Ask the Arborist: As incredulous as it sounds, trees and woody plants can be exposed to too much sun and heat, and as a result will sustain wood damaging injuries. A damaged tree is unhealthy, and can possibly grow to become a dangerous tree.
What Causes Sunburn on Trees?
Injury from sunburn is caused by excessive solar radiation on aboveground plant parts such as leaves, bark, flowers and fruit. Direct radiation exposure from the sun can generate critically high temperatures in plant tissues, leading to dehydration and death.
SPF Solutions and Salves
- Prevention is much more effective than treatment.
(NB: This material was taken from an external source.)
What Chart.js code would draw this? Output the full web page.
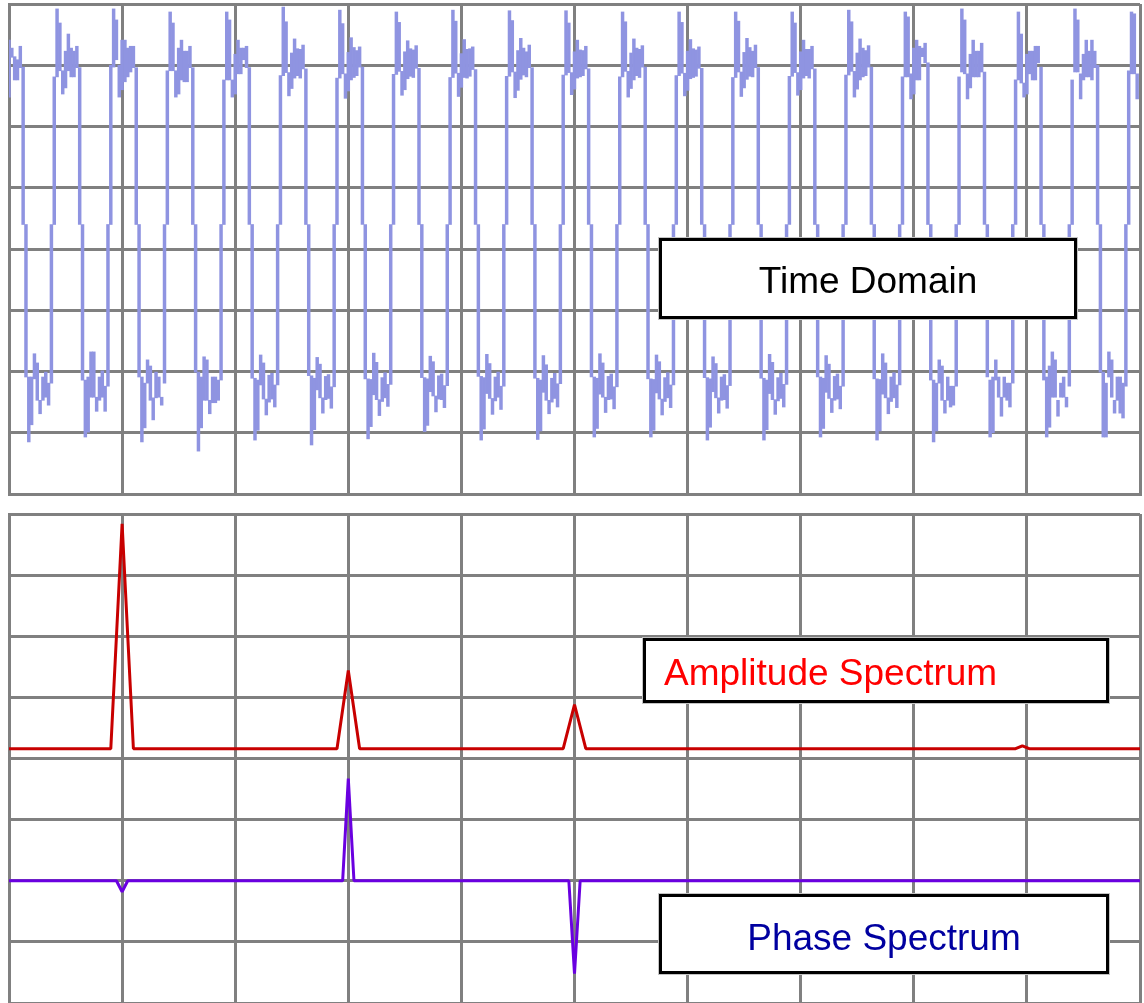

But once you see the damage, it’s usually too late for preemptive approaches.
- Plant only tree and shrub species that are well adapted to the site where they are planted.
- Provide plants with proper cultural care, especially appropriate water.
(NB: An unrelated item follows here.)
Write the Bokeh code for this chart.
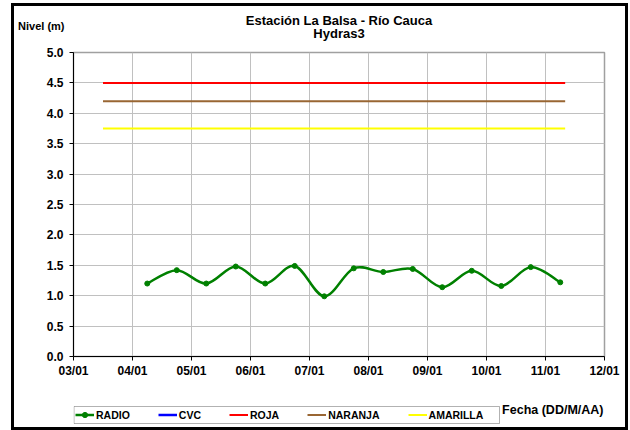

- Avoid removing more than about 20% of the plant canopy in 1 year.
- Whitewash trunks of young trees and the older bark newly exposed to the sun.
- Tree wrap products, plastic or cloth coverings that fit around a tree trunk also work well.
- Avoid changing the environment in any way that significantly alters the amount of light received by established plants, except purposefully to remedy inappropriate light conditions.
- If possible, reduce temperatures in the plant environment. Add shade, improve air circulation, and increase humidity.
- If soil moisture levels are low, irrigate then add mulch to retain soil moisture.
Sunlight is necessary for all plants to grow and develop. But too much of a good thing in the wrong place can cause a lot of problem. Be a part of the solution instead of the problem by knowing the particular needs of the plant and providing for them in a timely manner.